An aircraft carrier is in reality a floating airport. The larger types are capable of handling efficiently about seventy-five fighting planes, divided between the pursuit, scouting, and bombing types.
In the Pacific maneuvers, we found the United States with only two of these modern, first-class floating airports. They are the Lexington and the Saratoga.
If Great Britain were carrying out the present maneuver problems in the Pacific there would be available the following: Hermes, Eagle, Argus, Furious, Courageous, and Glorious. This superior strength speaks for itself. In undertaking to interpret the lessons taught by the maneuvers in the Pacific, where obviously a superior air force at sea could pour through our own weak two-aircraft-carrier defense and raze our coastal strongholds, destroy noncombatant populations, and cripple our secondary defenses, I have called for a review of the lessons taught in pervious annual fleet maneuvers.
To my fellow citizens to whom I try from time to time to give a picture and impression of how remarkable a modern aircraft carrier is, I am invariably turned back by the astounding fact that we have only two of these ships in the first class. The Langley, it must be remembered, is a purely experimental ship and would be of no value whatever in actual warfare.
It is natural that the question should be asked, “If these ships are so remarkable why do we possess only two of them?” Under the provisions of the London Naval Treaty, Great Britain and the United States are allowed 135,000 tons of modern aircraft carriers: Japan, 81,000 tons.
We have built (in addition to the experimental Langley) but two carriers, the Lexington and the Saratoga of 33,000 tons each. One more carrier, the Ranger, is on the ways and will utilize 13,800 additional tons in this category. We are thus permitted to build 55,200 tons more, up to the imposed limit of 135,000 tons.
We have utilized 66,000 tons in building two vessels; the British have used about 45,000 in building their two most recent ones. Since the treaty prohibits the replacement of these vessels until after twenty years from the date of completion, it is evident that Great Britain has at least what we call “paper superiority” over us during the life of the treaty of aircraft carriers, by virtue of the difference between 66,000 and only 45,000. In other words, England can build an additional carrier of 19,000 tons, giving her three carriers to our two in the utilization of 66,000 tons of the allowed quota.
The aircraft carrier, a sort of floating nest for winged guns, is a craft of comparatively recent development, and we are only just beginning to realize how valuable these ships can be.

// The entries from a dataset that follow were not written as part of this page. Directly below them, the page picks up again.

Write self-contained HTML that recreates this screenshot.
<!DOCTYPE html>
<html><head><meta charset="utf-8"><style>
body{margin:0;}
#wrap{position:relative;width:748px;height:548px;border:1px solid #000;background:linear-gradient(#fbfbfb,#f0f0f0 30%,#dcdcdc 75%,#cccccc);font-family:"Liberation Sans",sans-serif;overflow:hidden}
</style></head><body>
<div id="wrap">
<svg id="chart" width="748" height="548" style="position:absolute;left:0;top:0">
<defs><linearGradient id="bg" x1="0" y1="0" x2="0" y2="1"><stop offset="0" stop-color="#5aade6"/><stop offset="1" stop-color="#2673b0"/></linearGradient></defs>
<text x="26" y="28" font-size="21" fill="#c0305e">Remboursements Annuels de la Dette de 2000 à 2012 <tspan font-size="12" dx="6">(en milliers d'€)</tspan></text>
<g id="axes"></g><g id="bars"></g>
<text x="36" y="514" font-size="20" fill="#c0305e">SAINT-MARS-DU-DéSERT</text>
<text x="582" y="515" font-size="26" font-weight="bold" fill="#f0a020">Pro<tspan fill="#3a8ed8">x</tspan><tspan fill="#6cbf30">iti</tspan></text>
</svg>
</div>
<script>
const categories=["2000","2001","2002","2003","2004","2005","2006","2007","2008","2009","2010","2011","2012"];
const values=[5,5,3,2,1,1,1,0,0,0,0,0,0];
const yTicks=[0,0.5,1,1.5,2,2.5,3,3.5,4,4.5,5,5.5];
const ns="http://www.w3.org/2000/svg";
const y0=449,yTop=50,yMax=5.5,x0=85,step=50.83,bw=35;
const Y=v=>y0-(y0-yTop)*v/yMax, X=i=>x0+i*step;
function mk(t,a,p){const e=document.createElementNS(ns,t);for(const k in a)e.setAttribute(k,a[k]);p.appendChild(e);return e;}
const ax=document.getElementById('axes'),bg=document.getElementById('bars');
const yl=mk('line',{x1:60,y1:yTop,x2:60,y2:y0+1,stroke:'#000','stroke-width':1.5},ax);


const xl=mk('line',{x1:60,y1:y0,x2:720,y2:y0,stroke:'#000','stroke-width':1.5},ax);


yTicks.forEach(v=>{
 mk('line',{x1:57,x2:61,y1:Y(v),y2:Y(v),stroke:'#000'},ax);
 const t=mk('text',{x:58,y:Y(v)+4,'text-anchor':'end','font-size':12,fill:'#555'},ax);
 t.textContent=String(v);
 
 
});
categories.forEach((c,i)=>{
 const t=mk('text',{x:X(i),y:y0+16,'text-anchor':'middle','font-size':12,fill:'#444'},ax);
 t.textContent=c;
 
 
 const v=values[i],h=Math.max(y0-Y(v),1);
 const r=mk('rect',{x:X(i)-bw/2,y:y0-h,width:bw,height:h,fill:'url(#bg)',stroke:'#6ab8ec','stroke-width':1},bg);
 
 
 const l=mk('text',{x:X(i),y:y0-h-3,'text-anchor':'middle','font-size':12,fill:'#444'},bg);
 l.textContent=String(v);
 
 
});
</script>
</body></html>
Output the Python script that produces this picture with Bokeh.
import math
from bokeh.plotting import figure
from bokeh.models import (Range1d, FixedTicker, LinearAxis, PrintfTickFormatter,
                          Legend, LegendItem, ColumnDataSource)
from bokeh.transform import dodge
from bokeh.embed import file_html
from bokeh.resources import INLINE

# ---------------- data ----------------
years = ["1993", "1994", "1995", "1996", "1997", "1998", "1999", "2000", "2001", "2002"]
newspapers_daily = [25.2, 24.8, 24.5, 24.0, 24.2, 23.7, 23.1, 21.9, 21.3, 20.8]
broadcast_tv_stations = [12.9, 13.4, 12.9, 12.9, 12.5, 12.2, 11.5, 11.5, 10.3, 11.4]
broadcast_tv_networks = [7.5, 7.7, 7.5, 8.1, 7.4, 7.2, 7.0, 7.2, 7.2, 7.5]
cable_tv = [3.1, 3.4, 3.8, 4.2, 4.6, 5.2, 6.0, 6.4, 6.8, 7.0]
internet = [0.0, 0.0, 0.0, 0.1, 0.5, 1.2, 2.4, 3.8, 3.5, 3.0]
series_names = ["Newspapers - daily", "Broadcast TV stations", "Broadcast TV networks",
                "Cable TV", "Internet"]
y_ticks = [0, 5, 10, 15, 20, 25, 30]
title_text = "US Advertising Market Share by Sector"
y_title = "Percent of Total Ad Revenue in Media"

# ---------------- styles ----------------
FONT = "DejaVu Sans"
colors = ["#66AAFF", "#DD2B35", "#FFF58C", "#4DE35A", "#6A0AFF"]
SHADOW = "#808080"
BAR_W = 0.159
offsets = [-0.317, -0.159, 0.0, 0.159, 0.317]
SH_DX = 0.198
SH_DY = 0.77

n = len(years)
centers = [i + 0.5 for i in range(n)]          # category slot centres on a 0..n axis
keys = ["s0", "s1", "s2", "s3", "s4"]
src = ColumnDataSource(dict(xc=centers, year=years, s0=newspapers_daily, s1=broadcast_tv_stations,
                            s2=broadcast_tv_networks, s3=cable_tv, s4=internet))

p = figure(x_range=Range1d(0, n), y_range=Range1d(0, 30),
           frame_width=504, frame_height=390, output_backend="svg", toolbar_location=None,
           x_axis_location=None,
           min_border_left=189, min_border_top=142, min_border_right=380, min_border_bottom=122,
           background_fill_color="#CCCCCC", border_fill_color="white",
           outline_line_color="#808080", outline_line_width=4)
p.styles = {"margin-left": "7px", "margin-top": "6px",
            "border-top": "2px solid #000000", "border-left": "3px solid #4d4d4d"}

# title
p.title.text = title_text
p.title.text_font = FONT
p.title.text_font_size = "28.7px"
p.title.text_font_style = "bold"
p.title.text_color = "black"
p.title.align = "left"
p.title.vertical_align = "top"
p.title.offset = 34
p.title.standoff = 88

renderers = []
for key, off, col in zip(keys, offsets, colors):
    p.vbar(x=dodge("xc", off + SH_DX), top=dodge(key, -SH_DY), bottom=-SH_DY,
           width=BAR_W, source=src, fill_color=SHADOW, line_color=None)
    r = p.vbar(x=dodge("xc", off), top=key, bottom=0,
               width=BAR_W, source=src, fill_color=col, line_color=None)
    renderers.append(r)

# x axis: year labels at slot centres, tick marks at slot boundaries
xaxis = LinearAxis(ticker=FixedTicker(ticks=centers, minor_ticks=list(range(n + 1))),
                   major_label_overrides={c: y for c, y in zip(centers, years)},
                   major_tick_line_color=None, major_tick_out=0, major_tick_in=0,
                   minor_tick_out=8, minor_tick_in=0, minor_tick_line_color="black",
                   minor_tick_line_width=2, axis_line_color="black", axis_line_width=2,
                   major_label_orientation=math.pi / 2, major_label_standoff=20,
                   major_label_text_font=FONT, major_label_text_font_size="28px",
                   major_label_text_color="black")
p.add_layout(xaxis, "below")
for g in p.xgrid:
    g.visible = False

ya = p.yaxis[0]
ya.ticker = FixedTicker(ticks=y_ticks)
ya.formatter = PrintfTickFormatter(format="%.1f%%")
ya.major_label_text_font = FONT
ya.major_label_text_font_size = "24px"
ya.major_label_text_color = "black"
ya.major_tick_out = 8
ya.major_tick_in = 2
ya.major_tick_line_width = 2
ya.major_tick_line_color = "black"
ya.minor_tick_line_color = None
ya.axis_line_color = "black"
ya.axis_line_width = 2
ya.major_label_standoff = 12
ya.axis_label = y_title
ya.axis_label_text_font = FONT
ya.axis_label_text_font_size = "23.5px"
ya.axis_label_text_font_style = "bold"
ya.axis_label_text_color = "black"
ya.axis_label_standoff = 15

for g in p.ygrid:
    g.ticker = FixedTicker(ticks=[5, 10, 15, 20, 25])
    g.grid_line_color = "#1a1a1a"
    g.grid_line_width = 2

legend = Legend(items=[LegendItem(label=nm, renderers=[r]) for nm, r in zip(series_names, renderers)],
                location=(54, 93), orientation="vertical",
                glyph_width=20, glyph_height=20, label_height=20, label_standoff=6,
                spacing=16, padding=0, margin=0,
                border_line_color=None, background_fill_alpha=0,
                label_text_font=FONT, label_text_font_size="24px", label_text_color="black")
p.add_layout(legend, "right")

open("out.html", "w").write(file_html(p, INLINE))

At the time of the Washington naval conference so little was known regarding their usefulness that it was believed that 135,000 tons of these ships would be all that any nation would need or would ever build. The potency of the modern airplane has since shown how wrong that estimate was.
Today we know that aircraft carriers are needed by our fleet for: Offshore patrol against raids on the Panama Canal, the base in the Hawaiian Islands, and other important vulnerable positions; patrol of the Caribbean area against establishment of enemy forces; patrol of trade routes and escort of convoys; operation against enemy trade and lines of communications; seizure of advanced bases; operation with the battle fleet in any theater of war for protection, for scouting, patrol, reservicing of cruiser and battleship planes, and for attacking enemy vessels, aircraft, and bases.
In addition to all these, an aircraft carrier is an invaluable weapon for bringing action against a weaker but faster fleet.
When our battle fleet, supported by scouting force, put to sea upon the Pacific to repel an imagined invading horde, the United States had only two sea landing fields from which to operate her aircraft afloat. Even the most skillful maneuvering and placing of these two ships left wide areas through which enemy aircraft could pour without serious opposition. The United, States has provided itself with only two of the only known craft afloat which can oppose that hostile air power which now destroys our long-famed geographic isolation.
Our present deficiency in aircraft carriers and the unwillingness of Congress to improve the eyesight of our Navy by sanctioning construction of the new flying-deck cruisers should be a matter of grave concern to all those who have the safety and welfare of the nation at heart.